- **Source excerpt**

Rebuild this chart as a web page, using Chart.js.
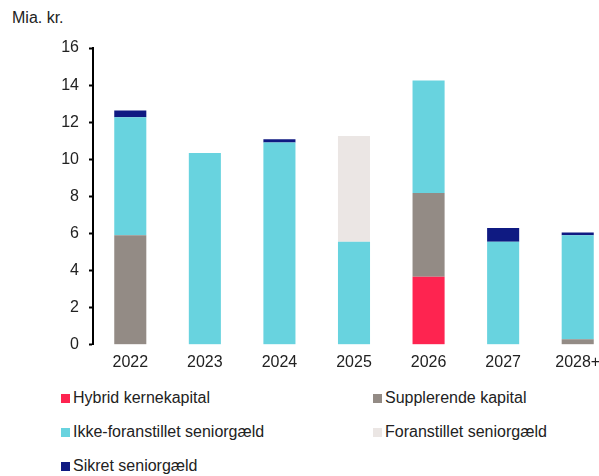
<!DOCTYPE html>
<html lang="da">
<head>
<meta charset="UTF-8" />
<title>Udløb</title>
<script src="https://cdn.jsdelivr.net/npm/chart.js@4"></script>
<style>
  html, body { margin: 0; padding: 0; overflow: hidden; background: #fff; }
  body { width: 599px; height: 476px; position: relative; font-family: "Liberation Sans", Arial, sans-serif; color: #222; }
  #unit { position: absolute; left: 12px; top: 9px; font-size: 16px; }
  #wrap { position: absolute; left: 0; top: 0; width: 625px; height: 372px; }
  #legend { position: absolute; left: 61px; top: 389px; width: 540px; }
  .item { position: absolute; font-size: 16px; white-space: nowrap; }
  .item span { display: inline-block; width: 9px; height: 9px; margin-right: 3px; vertical-align: 0px; }
</style>
</head>
<body>
<div id="unit">Mia. kr.</div>
<div id="wrap"><canvas id="myChart"></canvas></div>
<div id="legend"></div>
<script>
  const years = ['2022', '2023', '2024', '2025', '2026', '2027', '2028+'];
  const hybrid = [0, 0, 0, 0, 3.67, 0, 0];
  const supplerende = [5.9, 0, 0, 0, 4.52, 0, 0.3];
  const ikkeForanstillet = [6.37, 10.34, 10.9, 5.55, 6.06, 5.55, 5.6];
  const foranstillet = [0, 0, 0, 5.7, 0, 0, 0];
  const sikret = [0.36, 0, 0.18, 0, 0, 0.75, 0.16];
  const yTicks = [0, 2, 4, 6, 8, 10, 12, 14, 16];

  const series = [
    { label: 'Hybrid kernekapital', data: hybrid, color: '#fe2450' },
    { label: 'Supplerende kapital', data: supplerende, color: '#938b85' },
    { label: 'Ikke-foranstillet seniorgæld', data: ikkeForanstillet, color: '#68d3df' },
    { label: 'Foranstillet seniorgæld', data: foranstillet, color: '#ebe6e4' },
    { label: 'Sikret seniorgæld', data: sikret, color: '#0f1a82' }
  ];

  const font = { family: '"Liberation Sans", Arial, sans-serif', size: 16 };

  new Chart(document.getElementById('myChart'), {
    type: 'bar',
    data: {
      labels: years,
      datasets: series.map(s => ({
        label: s.label,
        data: s.data,
        backgroundColor: s.color,
        borderWidth: 0,
        categoryPercentage: 1,
        barPercentage: 0.43
      }))
    },
    options: {
      responsive: true,
      maintainAspectRatio: false,
      animation: false,
      layout: { padding: { top: 48, right: 10, left: 0, bottom: 0 } },
      plugins: { legend: { display: false }, tooltip: { enabled: false } },
      scales: {
        x: {
          stacked: true,
          grid: { display: false },
          border: { display: false },
          ticks: { color: '#222', font: font, padding: 0 }
        },
        y: {
          stacked: true,
          min: 0,
          max: 16,
          afterBuildTicks: axis => { axis.ticks = yTicks.map(v => ({ value: v })); },
          afterFit: axis => { axis.width = 93; },
          grid: { drawOnChartArea: false, drawTicks: true, tickLength: 4, tickColor: '#000', tickWidth: 2 },
          border: { display: true, color: '#000', width: 2 },
          ticks: { color: '#222', font: font, padding: 10 }
        }
      }
    }
  });

  // legend in two columns
  const legend = document.getElementById('legend');
  series.forEach((s, i) => {
    const div = document.createElement('div');
    div.className = 'item';
    div.style.left = (i % 2 === 0 ? 0 : 312) + 'px';
    div.style.top = (Math.floor(i / 2) * 34) + 'px';
    div.innerHTML = '<span style="background:' + s.color + '"></span>' + s.label;
    legend.appendChild(div);
  });
</script>
</body>
</html>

- **Written exercise**
Exclude the pictures. Write out the remaining data exactly.

- **Correct result**
Rebuild this chart as a web page, using Chart.js.
<!DOCTYPE html>
<html lang="da">
<head>
<meta charset="UTF-8" />
<title>Udløb</title>
<script src="https://cdn.jsdelivr.net/npm/chart.js@4"></script>
<style>
  html, body { margin: 0; padding: 0; overflow: hidden; background: #fff; }
  body { width: 599px; height: 476px; position: relative; font-family: "Liberation Sans", Arial, sans-serif; color: #222; }
  #unit { position: absolute; left: 12px; top: 9px; font-size: 16px; }
  #wrap { position: absolute; left: 0; top: 0; width: 625px; height: 372px; }
  #legend { position: absolute; left: 61px; top: 389px; width: 540px; }
  .item { position: absolute; font-size: 16px; white-space: nowrap; }
  .item span { display: inline-block; width: 9px; height: 9px; margin-right: 3px; vertical-align: 0px; }
</style>
</head>
<body>
<div id="unit">Mia. kr.</div>
<div id="wrap"><canvas id="myChart"></canvas></div>
<div id="legend"></div>
<script>
  const years = ['2022', '2023', '2024', '2025', '2026', '2027', '2028+'];
  const hybrid = [0, 0, 0, 0, 3.67, 0, 0];
  const supplerende = [5.9, 0, 0, 0, 4.52, 0, 0.3];
  const ikkeForanstillet = [6.37, 10.34, 10.9, 5.55, 6.06, 5.55, 5.6];
  const foranstillet = [0, 0, 0, 5.7, 0, 0, 0];
  const sikret = [0.36, 0, 0.18, 0, 0, 0.75, 0.16];
  const yTicks = [0, 2, 4, 6, 8, 10, 12, 14, 16];

  const series = [
    { label: 'Hybrid kernekapital', data: hybrid, color: '#fe2450' },
    { label: 'Supplerende kapital', data: supplerende, color: '#938b85' },
    { label: 'Ikke-foranstillet seniorgæld', data: ikkeForanstillet, color: '#68d3df' },
    { label: 'Foranstillet seniorgæld', data: foranstillet, color: '#ebe6e4' },
    { label: 'Sikret seniorgæld', data: sikret, color: '#0f1a82' }
  ];

  const font = { family: '"Liberation Sans", Arial, sans-serif', size: 16 };

  new Chart(document.getElementById('myChart'), {
    type: 'bar',
    data: {
      labels: years,
      datasets: series.map(s => ({
        label: s.label,
        data: s.data,
        backgroundColor: s.color,
        borderWidth: 0,
        categoryPercentage: 1,
        barPercentage: 0.43
      }))
    },
    options: {
      responsive: true,
      maintainAspectRatio: false,
      animation: false,
      layout: { padding: { top: 48, right: 10, left: 0, bottom: 0 } },
      plugins: { legend: { display: false }, tooltip: { enabled: false } },
      scales: {
        x: {
          stacked: true,
          grid: { display: false },
          border: { display: false },
          ticks: { color: '#222', font: font, padding: 0 }
        },
        y: {
          stacked: true,
          min: 0,
          max: 16,
          afterBuildTicks: axis => { axis.ticks = yTicks.map(v => ({ value: v })); },
          afterFit: axis => { axis.width = 93; },
          grid: { drawOnChartArea: false, drawTicks: true, tickLength: 4, tickColor: '#000', tickWidth: 2 },
          border: { display: true, color: '#000', width: 2 },
          ticks: { color: '#222', font: font, padding: 10 }
        }
      }
    }
  });

  // legend in two columns
  const legend = document.getElementById('legend');
  series.forEach((s, i) => {
    const div = document.createElement('div');
    div.className = 'item';
    div.style.left = (i % 2 === 0 ? 0 : 312) + 'px';
    div.style.top = (Math.floor(i / 2) * 34) + 'px';
    div.innerHTML = '<span style="background:' + s.color + '"></span>' + s.label;
    legend.appendChild(div);
  });
</script>
</body>
</html>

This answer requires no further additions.